Rachel Wolff, rédactrice de la charte

Cet engagement institutionnel se double d'un appel à chacun : "C'est maintenant le moment d'agir, ensemble. STOP à toute forme de violences. STOP à ces violences spécifiques." 

En bas de page, les numéros de téléphone d'une demi-douzaine d'organismes aptes à répondre aux urgences. Ainsi que les contacts de quatre lieux d'écoute internes à l'UEPAL : les coordonnées de deux conseillères conjugales – dont Rachel Wolff - , de RésO2Pro, (un réseau de professionnels de l'accompagnement qui adhèrent aux valeurs protestantes), et celles du Point Ecoute de la paroisse protestante Saint-Pierre-le-Vieux à Strasbourg.   

Des objectifs très concrets

"L'idée est vraiment que chaque paroisse, foyer paroissial et lieu d'Eglise puisse avoir cette charte affichée dans ses locaux" explique Rachel Wolff. Qu'elle soit "diffusée largement" et bien visible "dans les lieux de passage".  

Le but est simple. Une personne "qui entre et voit ça, qu'elle soit directement concernée ou qu'elle connaisse une autre victime" saura ainsi d'emblée qu'à cet endroit, elle pourra "faire un début de démarche" et aborder la question. Ou, du moins, elle trouvera immédiatement les coordonnées d'autres lieux où elle pourra le faire à sa convenance.   

Une brochure et des formations en préparation  

Mais cette charte n'est qu'un début. L'équipe pluridisciplinaire née voici deux ans travaille à une brochure plus informative et complète sur les violences sexuelles, "avec des volets juridique, psychologique et spirituel", à paraître ce printemps.  

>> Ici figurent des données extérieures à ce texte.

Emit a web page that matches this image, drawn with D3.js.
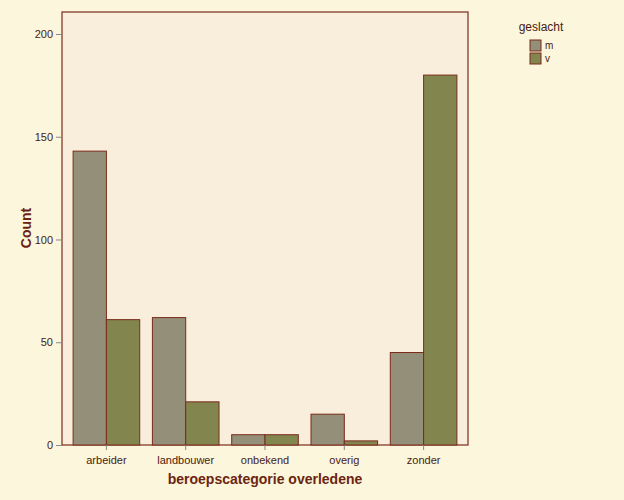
<!DOCTYPE html><html><head><script src="https://cdn.jsdelivr.net/npm/d3@7"></script>
<style>body{margin:0;background:#fbf6dc}</style></head><body><svg id="c" width="624" height="500"></svg>
<script>
const categories=["arbeider","landbouwer","onbekend","overig","zonder"];
const seriesNames=["m","v"];
const mValues=[143,62,5,15,45];
const vValues=[61,21,5,2,180];
const yTicks=[0,50,100,150,200];
const colors={m:"#948f78",v:"#83854f"};
const border="#7a2a1a";
const svg=d3.select("#c");
svg.append("rect").attr("width",624).attr("height",500).attr("fill","#fbf6dc");
const L=62,R=468,T=12,B=445;
const x=d3.scaleBand().domain(categories).range([L,R]).paddingInner(0.16).paddingOuter(0.14);
const xs=d3.scaleBand().domain(seriesNames).range([0,x.bandwidth()]);
const y=d3.scaleLinear().domain([0,210.7]).range([B,T]);
svg.append("rect").attr("x",L).attr("y",T).attr("width",R-L).attr("height",B-T).attr("fill","#f8eedb").attr("stroke",border).attr("stroke-width",1.2);
const data=categories.map((c,i)=>({c,m:mValues[i],v:vValues[i]}));
const g=svg.append("g");
data.forEach(d=>seriesNames.forEach(s=>{
 g.append("rect").attr("x",x(d.c)+xs(s)).attr("y",y(d[s])).attr("width",xs.bandwidth()).attr("height",B-y(d[s]))
  .attr("fill",colors[s]).attr("stroke",border).attr("stroke-width",1);
}));
const ya=svg.append("g").attr("transform",`translate(${L},0)`).call(d3.axisLeft(y).tickValues(yTicks).tickSize(6).tickPadding(3));
const xa=svg.append("g").attr("transform",`translate(0,${B})`).call(d3.axisBottom(x).tickSize(5).tickPadding(6));
[ya,xa].forEach(a=>{a.select(".domain").remove();a.selectAll("line").attr("stroke","#888");a.selectAll("text").attr("fill","#4a2010").style("font-family","Liberation Sans, Arial").style("font-size","11px");});
svg.append("text").attr("x",265).attr("y",484).attr("text-anchor","middle").attr("fill","#6b2410").style("font","bold 14px Liberation Sans, Arial").text("beroepscategorie overledene");
svg.append("text").attr("transform","translate(31,228) rotate(-90)").attr("text-anchor","middle").attr("fill","#6b2410").style("font","bold 14px Liberation Sans, Arial").text("Count");
svg.append("text").attr("x",541).attr("y",31).attr("text-anchor","middle").attr("fill","#4a2010").style("font","12px Liberation Sans, Arial").text("geslacht");
seriesNames.forEach((s,i)=>{
 svg.append("rect").attr("x",530).attr("y",40+i*13).attr("width",11).attr("height",11).attr("fill",colors[s]).attr("stroke",border);
 svg.append("text").attr("x",545).attr("y",49+i*13).attr("fill","#4a2010").style("font","10px Liberation Sans, Arial").text(s);
});
</script></body></html>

Par ailleurs, cette équipe (qui recherche d'ailleurs une nouvelle psychologue sexologue ayant le temps et l'envie de venir étoffer ses rangs) poursuit ses réflexions autour de ce thème.  

Et des passerelles sont lancées vers d'autres associations, comme SOS femmes solidarité. Notamment pour monter des formations à l'intention des pasteurs "qui ne sont pas forcément bien outillés pour savoir d'emblée comment réagir s'ils soupçonnent des situations de violences familiales" précise Rachel Wolff.  

Car il faut parfois beaucoup de savoir-faire, et de savoir-être, pour aider la parole à se libérer. Et, ensuite, être capable d'offrir les réponses réellement adaptées.